- _Extracted entries_:

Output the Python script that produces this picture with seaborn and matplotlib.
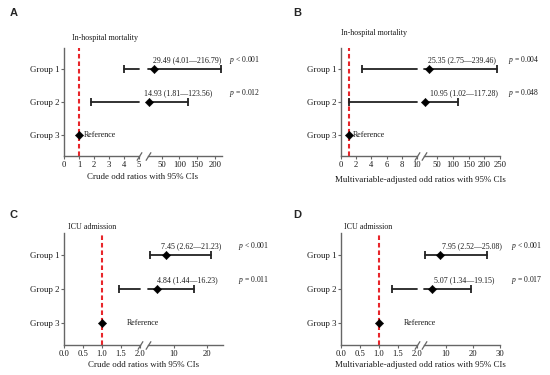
import numpy as np
import pandas as pd
import seaborn as sns
import matplotlib.pyplot as plt
from matplotlib.transforms import blended_transform_factory

groups = ["Group 1", "Group 2", "Group 3"]

# A - crude OR, in-hospital mortality
a_or = [29.49, 14.93, 1.0]
a_lo = [4.01, 1.81, np.nan]
a_hi = [216.79, 123.56, np.nan]
a_ci = ["29.49 (4.01\u2014216.79)", "14.93 (1.81\u2014123.56)"]
a_p = ["$p$ < 0.001", "$p$ = 0.012"]

# B - adjusted OR, in-hospital mortality
b_or = [25.35, 10.95, 1.0]
b_lo = [2.75, 1.02, np.nan]
b_hi = [239.46, 117.28, np.nan]
b_ci = ["25.35 (2.75\u2014239.46)", "10.95 (1.02\u2014117.28)"]
b_p = ["$p$ = 0.004", "$p$ = 0.048"]

# C - crude OR, ICU admission
c_or = [7.45, 4.84, 1.0]
c_lo = [2.62, 1.44, np.nan]
c_hi = [21.23, 16.23, np.nan]
c_ci = ["7.45 (2.62\u201421.23)", "4.84 (1.44\u201416.23)"]
c_p = ["$p$ < 0.001", "$p$ = 0.011"]

# D - adjusted OR, ICU admission
d_or = [7.95, 5.07, 1.0]
d_lo = [2.52, 1.34, np.nan]
d_hi = [25.08, 19.15, np.nan]
d_ci = ["7.95 (2.52\u201425.08)", "5.07 (1.34\u201419.15)"]
d_p = ["$p$ < 0.001", "$p$ = 0.017"]

sns.set_style("ticks")
plt.rcParams["font.family"] = ["Liberation Serif", "DejaVu Serif"]
plt.rcParams["mathtext.fontset"] = "custom"
plt.rcParams["mathtext.it"] = "Liberation Serif:italic"
plt.rcParams["mathtext.rm"] = "Liberation Serif"
plt.rcParams["font.size"] = 6

W, H = 550, 375
fig = plt.figure(figsize=(5.5, 3.75), dpi=100)

SPINE = "#666666"
LINE = "#222222"
TXT = "#1a1a1a"
RED = "#e8262b"


def px(x0, x1, ytop, ybot):
    return [x0 / W, 1 - ybot / H, (x1 - x0) / W, (ybot - ytop) / H]


def draw_segment(ax, df, xmin, xmax):
    for _, r in df.iterrows():
        if np.isnan(r["lo"]):
            continue
        a, b = max(r["lo"], xmin), min(r["hi"], xmax)
        if a < b:
            ax.plot([a, b], [r["y"], r["y"]], color=LINE, lw=1.3, clip_on=False)
        for e in (r["lo"], r["hi"]):
            if xmin <= e <= xmax:
                ax.plot([e], [r["y"]], marker="|", ms=6, mew=1.3, color=LINE, clip_on=False)
    pts = df[(df["or"] >= xmin) & (df["or"] <= xmax)]
    sns.scatterplot(data=pts, x="or", y="y", marker="D", s=18, color="black",
                    edgecolor="black", ax=ax, legend=False, zorder=5, clip_on=False)


def style_ax(ax):
    for s in ax.spines.values():
        s.set_color(SPINE)
        s.set_linewidth(1.0)
    ax.tick_params(colors=SPINE, labelcolor=TXT, length=2.5, width=0.8, pad=1.2)
    ax.tick_params(axis="x", labelsize=6.2)
    ax.tick_params(axis="y", labelsize=6.4, pad=0.6)
    ax.set_xlabel("")
    ax.set_ylabel("")
    ax.patch.set_visible(False)


panels = [
    dict(letter="A", ors=a_or, lo=a_lo, hi=a_hi, ci=a_ci, p=a_p,
         title="In-hospital mortality", xlabel="Crude odd ratios with 95% CIs",
         left=(64, 139), right=(148, 222), ys=(48, 156),
         lx=(0, 5), rx=(12, 220),
         lt=[0, 1, 2, 3, 4, 5], ltl=None, rt=[50, 100, 150, 200],
         ci_x=[0.53, 0.405], p_x=1.095, ref_x=1.33, title_x=0.107, title_dy=10,
         letter_pos=(10, 13), xlabel_y=177),
    dict(letter="B", ors=b_or, lo=b_lo, hi=b_hi, ci=b_ci, p=b_p,
         title="In-hospital mortality", xlabel="Multivariable-adjusted odd ratios with 95% CIs",
         left=(341, 417), right=(424, 500), ys=(48, 156),
         lx=(0, 10), rx=(8, 250),
         lt=[0, 2, 4, 6, 8, 10], ltl=None, rt=[50, 100, 150, 200, 250],
         ci_x=[0.5, 0.53], p_x=1.105, ref_x=1.58, title_x=0.0, title_dy=15,
         letter_pos=(293, 13), xlabel_y=180),
    dict(letter="C", ors=c_or, lo=c_lo, hi=c_hi, ci=c_ci, p=c_p,
         title="ICU admission", xlabel="Crude odd ratios with 95% CIs",
         left=(64, 140), right=(148, 223), ys=(233, 345),
         lx=(0, 2), rx=(2, 25),
         lt=[0, 0.5, 1.0, 1.5, 2.0], ltl=["0.0", "0.5", "1.0", "1.5", "2.0"], rt=[10, 20],
         ci_x=[0.58, 0.52], p_x=1.195, ref_x=1.64, title_x=0.05, title_dy=6,
         letter_pos=(10, 215), xlabel_y=365),
    dict(letter="D", ors=d_or, lo=d_lo, hi=d_hi, ci=d_ci, p=d_p,
         title="ICU admission", xlabel="Multivariable-adjusted odd ratios with 95% CIs",
         left=(341, 417), right=(424, 500), ys=(233, 345),
         lx=(0, 2), rx=(2, 30),
         lt=[0, 0.5, 1.0, 1.5, 2.0], ltl=["0.0", "0.5", "1.0", "1.5", "2.0"], rt=[10, 20, 30],
         ci_x=[0.63, 0.53], p_x=1.14, ref_x=1.64, title_x=0.04, title_dy=6,
         letter_pos=(293, 215), xlabel_y=365),
]

for pn in panels:
    df = pd.DataFrame({"group": groups, "y": [1, 2, 3], "or": pn["ors"],
                       "lo": pn["lo"], "hi": pn["hi"]})
    ytop, ybot = pn["ys"]
    axl = fig.add_axes(px(*pn["left"], ytop, ybot))
    axr = fig.add_axes(px(*pn["right"], ytop, ybot))
    ylim = (3.65, 0.35)

    # left segment
    axl.axvline(1, color=RED, lw=1.5, ls=(0, (2.2, 1.4)), zorder=1)
    draw_segment(axl, df, *pn["lx"])
    axl.set_xlim(*pn["lx"])
    axl.set_ylim(*ylim)
    axl.set_yticks([1, 2, 3], groups)
    if pn["ltl"]:
        axl.set_xticks(pn["lt"], pn["ltl"])
    else:
        axl.set_xticks(pn["lt"])
    sns.despine(ax=axl, top=True, right=True)
    style_ax(axl)
    axl.text(pn["ref_x"], 3, "Reference", va="center", ha="left", fontsize=5.8,
             color=TXT, clip_on=False)
    axl.text(pn["title_x"], 1 + pn["title_dy"] / (ybot - ytop), pn["title"],
             transform=axl.transAxes, ha="left", va="center", fontsize=5.8, color=TXT)

    # right segment
    draw_segment(axr, df, *pn["rx"])
    axr.set_xlim(*pn["rx"])
    axr.set_ylim(*ylim)
    axr.set_xticks(pn["rt"])
    axr.set_yticks([])
    sns.despine(ax=axr, top=True, right=True, left=True)
    style_ax(axr)
    tr = blended_transform_factory(axr.transAxes, axr.transData)
    for i in range(2):
        axr.text(pn["ci_x"][i], i + 1 - 0.27, pn["ci"][i], transform=tr,
                 ha="center", va="center", fontsize=5.7, color=TXT, clip_on=False)
        axr.text(pn["p_x"], i + 1 - 0.27, pn["p"][i], transform=tr,
                 ha="left", va="center", fontsize=5.5, color=TXT, clip_on=False)

    # break marks
    brk = dict(marker=[(-1, -1.6), (1, 1.6)], markersize=6, linestyle="none",
               color=SPINE, mec=SPINE, mew=0.9, clip_on=False)
    axl.plot([1], [0], transform=axl.transAxes, **brk)
    axr.plot([0], [0], transform=axr.transAxes, **brk)

    # x label centred under both segments
    xc = (pn["left"][0] + pn["right"][1]) / 2
    fig.text(xc / W, 1 - pn["xlabel_y"] / H, pn["xlabel"], ha="center", va="center",
             fontsize=6.4, color=TXT)
    lx, ly = pn["letter_pos"]
    fig.text(lx / W, 1 - ly / H, pn["letter"], ha="left", va="center", fontsize=8,
             fontweight="bold", family="Liberation Sans")

fig.savefig("out.png", dpi=100)
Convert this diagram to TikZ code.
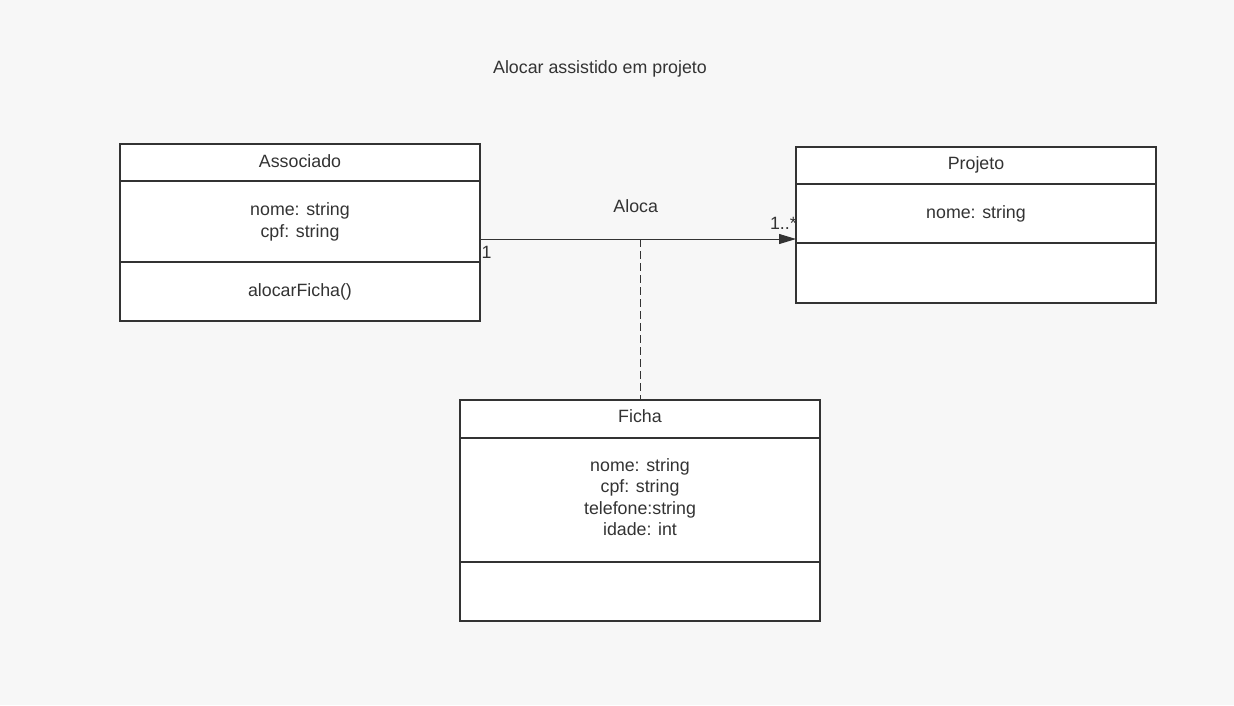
\documentclass[tikz,border=0pt]{standalone}
\usepackage{fontspec}
\setmainfont{Liberation Sans}
\usetikzlibrary{arrows.meta}
\definecolor{bg}{HTML}{F7F7F7}
\definecolor{ink}{HTML}{333333}
\begin{document}
\begin{tikzpicture}[x=1pt,y=-1pt,
  umlbox/.style={draw=ink,fill=white,line width=2pt,inner sep=0pt,outer sep=0pt},
  sepline/.style={draw=ink,line width=2pt},
  lbl/.style={anchor=base,inner sep=0pt,text=ink,font=\fontsize{17.8}{21.7}\selectfont},
  assoc/.style={draw=ink,line width=1pt},
  dep/.style={draw=ink,line width=1pt,dash pattern=on 8pt off 4pt}]
\fill[bg] (0,0) rectangle (1234,705);
\useasboundingbox (0,0) rectangle (1234,705);

\node[lbl] (title) at (600,73) {Alocar assistido em projeto};

% Associado
\node[umlbox,minimum width=360pt,minimum height=177pt] (asc) at (300,232.5) {};
\draw[sepline] (120,181) -- (480,181);
\draw[sepline] (120,262) -- (480,262);
\node[lbl] (ascname) at (300,167) {Associado};
\node[lbl] (asca1) at (300,215.5) {nome: string};
\node[lbl] (asca2) at (300,237.2) {cpf: string};
\node[lbl] (ascm1) at (300,296.5) {alocarFicha()};

% Projeto
\node[umlbox,minimum width=360pt,minimum height=156pt] (proj) at (976,225) {};
\draw[sepline] (796,184) -- (1156,184);
\draw[sepline] (796,243) -- (1156,243);
\node[lbl] (projname) at (976,169.3) {Projeto};
\node[lbl] (proja1) at (976,218.3) {nome: string};

% Ficha
\node[umlbox,minimum width=360pt,minimum height=221pt] (ficha) at (640,510.5) {};
\draw[sepline] (460,438) -- (820,438);
\draw[sepline] (460,562) -- (820,562);
\node[lbl] (fichaname) at (640,422.7) {Ficha};
\node[lbl] (ficha1) at (640,471) {nome: string};
\node[lbl] (ficha2) at (640,492.5) {cpf: string};
\node[lbl] (ficha3) at (640,514) {telefone:string};
\node[lbl] (ficha4) at (640,535.5) {idade: int};

% association
\coordinate (mid) at (640,239);
\draw[assoc,-{Triangle[length=17pt,width=10pt]}] (asc.east |- mid) -- (proj.west |- mid);
\draw[dep] (mid) -- (ficha.north);
\node[lbl] (aloca) at (635.7,212.5) {Aloca};
\node[lbl,anchor=base west] (m1) at (481.5,258) {1};
\node[lbl,anchor=base east] (m2) at (797,229) {1..*};
\end{tikzpicture}
\end{document}
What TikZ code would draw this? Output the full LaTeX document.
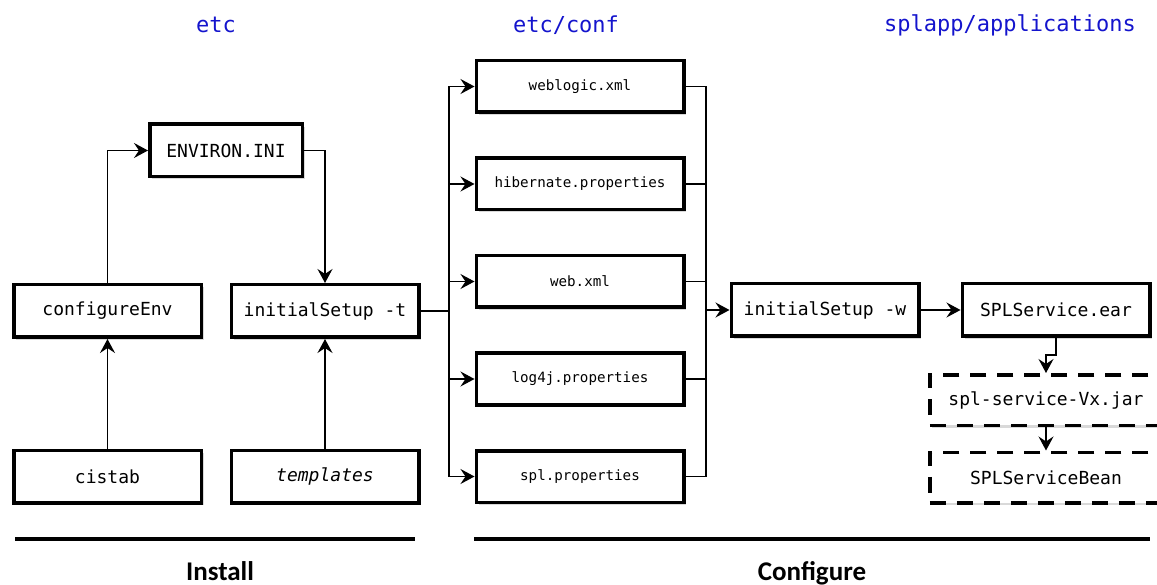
\documentclass[tikz,border=0pt]{standalone}
\usepackage{fontspec}
\setmonofont{DejaVu Sans Mono}
\newfontfamily\phasefont{Carlito}
\usetikzlibrary{arrows.meta}
\usetikzlibrary{shadows}
\usetikzlibrary{positioning}
\definecolor{dirblue}{RGB}{20,20,205}

\begin{document}
\begin{tikzpicture}[x=1pt, y=-1pt,
    >={Stealth[length=14pt, width=15pt, inset=5pt]},
    box/.style={draw, line width=3.5pt, fill=white, minimum width=187.5pt, minimum height=52.5pt,
      font=\ttfamily\fontsize{18}{21}\selectfont,
      drop shadow={opacity=0.3, shadow xshift=2.5pt, shadow yshift=-2.5pt}},
    file/.style={box, minimum width=207.5pt, minimum height=51.5pt, font=\ttfamily\fontsize{14.2}{17}\selectfont},
    jarbox/.style={box, minimum width=232.5pt, minimum height=50.5pt, dash pattern=on 16pt off 11pt},
    link/.style={line width=1.2pt},
    dir/.style={text=dirblue, font=\ttfamily\fontsize{22}{26}\selectfont},
    phase/.style={anchor=base, font=\phasefont\bfseries\fontsize{27}{32}\selectfont}]
    \useasboundingbox (0,0) rectangle (1157,585);
    \clip (0,0) rectangle (1157,585);

    \node[dir] (etc) at (216,25) {etc};
    \node[dir] (conf) at (566,25) {etc/conf};
    \node[dir] (apps) at (1010,25) {splapp/applications};

    \node[box, minimum width=152.5pt] (env) at (226,150.5) {ENVIRON.INI};
    \node[box] (cfg) at (107.5,311) {configureEnv};
    \node[box] (ist) at (325,311) {initialSetup -t};
    \node[box] (cistab) at (107.5,476.5) {cistab};
    \node[box] (tpl) at (325,476.5) {\itshape templates};

    \foreach \name/\txt [count=\i] in {weblogic/weblogic.xml, hibernate/hibernate.properties,
        web/web.xml, log4j/log4j.properties, spl/spl.properties}
      \node[file] (\name) at (580,-11+97.5*\i) {\txt};

    \node[box] (isw) at (825,310) {initialSetup -w};
    \node[box] (ear) at (1056,310) {SPLService.ear};
    \node[jarbox] (jar) at (1046,400) {spl-service-Vx.jar};
    \node[jarbox] (bean) at (1046,477.5) {SPLServiceBean};

    \draw[link,->] (cistab) -- (cfg);
    \draw[link,->] (tpl) -- (ist);
    \draw[link,->] (cfg.north) |- (env.west);
    \draw[link,->] (env.east) -| (ist.north);

    % bus into etc/conf and back out
    \coordinate (lbus) at (449,311);
    \coordinate (rbus) at (706,310);
    \draw[link, line width=2pt] (ist.east) -- (lbus);
    \draw[link] (lbus |- weblogic.west) -- (lbus |- spl.west);
    \foreach \name in {weblogic,hibernate,web,log4j,spl} {
      \draw[link,->] (lbus |- \name.west) -- (\name.west);
      \draw[link] (\name.east) -- (rbus |- \name.east);
    }
    \draw[link] (rbus |- weblogic.east) -- (rbus |- spl.east);
    \draw[link, line width=2pt, ->] (rbus) -- (isw.west);

    \draw[link,->] (isw) -- (ear);
    \coordinate (bend) at (1046,355);
    \draw[link,->] (ear.south) |- (bend) -- (jar.north);
    \draw[link,->] (jar) -- (bean);

    \draw[line width=4.5pt] (15,539) -- (415,539);
    \node[phase] (install) at (220,580) {Install};
    \draw[line width=4.5pt] (474,539) -- (1150,539);
    \node[phase] (configure) at (812,580) {Configure};
  \end{tikzpicture}
\end{document}
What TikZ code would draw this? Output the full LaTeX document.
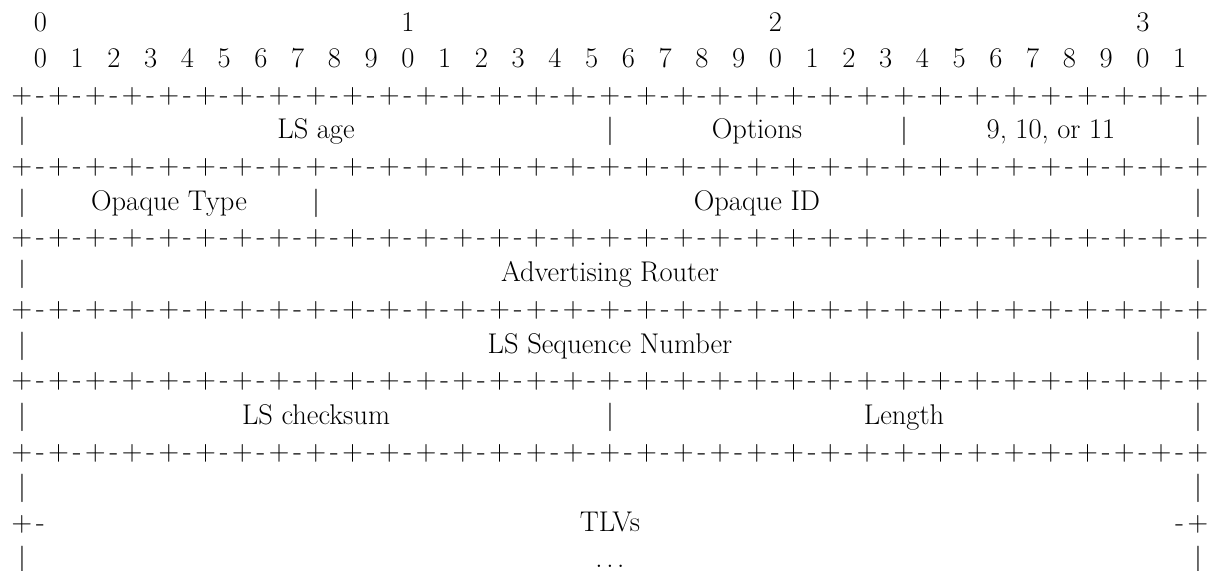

- _Task statement_:
Reproduce every line of the listing above in which the string "seaborn" appears.

- _Response_:
Output the Python script that produces this picture with seaborn and matplotlib.
import seaborn as sns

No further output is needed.